В итоге я прошел весь путь музыканта: училище, консерватория, аспирантура, работа с великими музыкантами и педагогами. Трудный путь. Подчас я себе говорил: «Бросаю всё», потому что было тяжело. Я 16 лет руководил оркестром народных инструментов. Это дало истоки настоящего звучания, и я благодарен своей судьбе, что всё было именно так: я шел через народное искусство к высокой культуре классики.
— Народная музыка продолжает жить? Не уходит ли эта традиция из деревень?
— Уходит, уже почти не осталось ее. И опошляется. Появляются ансамблики как бы народные, но на самом деле псевдонародные, а «псевдуха» — это самое страшное. Даже хуже, чем ничего.
— Что надо сделать, чтобы традиция сохранилась?
— Поддерживать и обучать. Должны быть дирижеры и руководители, которые понимают цели и задачи народной музыки. Во многих странах, в той же Испании, народная музыка играет очень важную роль, а мы ее гасим, не поддерживаем даже финансово.
— Вы говорите, что нужно обучать традиции. Но вот в деревнях никто специально не обучал петь. Люди просто пели в каких-то жизненных ситуациях, во время работы в поле...
— Да, но ведь исчезает же сельское хозяйство... Народная музыка правда помогала в работе, создавала ритм для труда. Сейчас люди уже иначе мыслят, всё стало по-другому. И это очень жалко, поскольку народная музыка не должна умирать — она вечная, ее истоки благотворны для любого из нас.
Великий тенор Сергей Яковлевич Лемешев последние 10 лет выступал с народным оркестром, которым я руководил. И пел русские народные песни. «У ворот, ворот, ворот батюшкиных»… Он мне рассказывал: «Я езжу к маме в деревню Тверской области.
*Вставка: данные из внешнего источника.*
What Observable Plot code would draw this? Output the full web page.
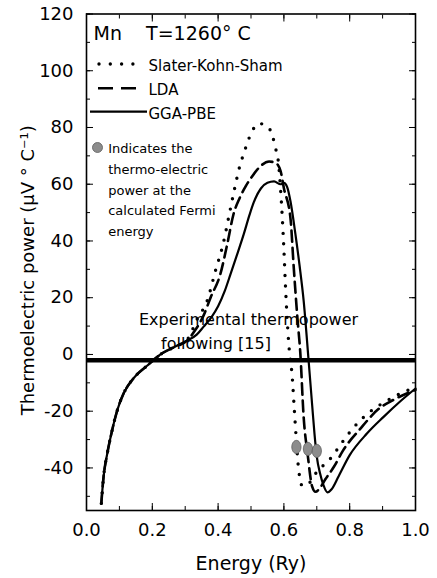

И только после этого иду петь оперу, потому что мама меня научает, как петь». Видите, какая была связь с народом.
Громадный секрет
— Владимир Иванович, что главное для дирижера?
— Когда дирижер становится за пульт, он должен знать лучше любого оркестранта, что надо делать, — и заколдовать его, не говоря ни слова: только руками и движением души. Это самое главное, много объяснять музыку не надо. Некоторые дирижеры, прежде чем дирижировать, говорят, говорят... Зачем? Дирижер — самая секретная профессия, самая непонятная. Почему сегодня вы играете с оркестром симфонию, а завтра будет играть другой дирижер с этим же оркестром и та же музыка зазвучит по-другому? Лучше или хуже, но она будет другой. Тут заложен громадный секрет, и никто не может раскрыть его.
— Есть выражение, что дирижер — профессия второй половины жизни.
— Правильно!
— Вам сейчас легче или труднее с оркестром взаимодействовать, чем когда вы были молодым?
— Легче. В 15 лет можно промахать партитуру, но понять ничего нельзя. Дирижерская профессия — для человека зрелого, когда набираешь опыт, знания. И не только о композиторе, а обо всем. Тот же Караян какими-то сочинениями не дирижировал до 40 лет, просто не брался за них — не был готов. Симфониями Брамса, например.
Но вообще всё это сложно объяснить словами. Слыша звучание оркестра, публика не может понять, почему это хорошо, а другое плохо. Зрители просто чувствуют, что их что-то соединяет с музыкой, — значит, хорошо. А если не соединяет, тогда и говорить не о чем.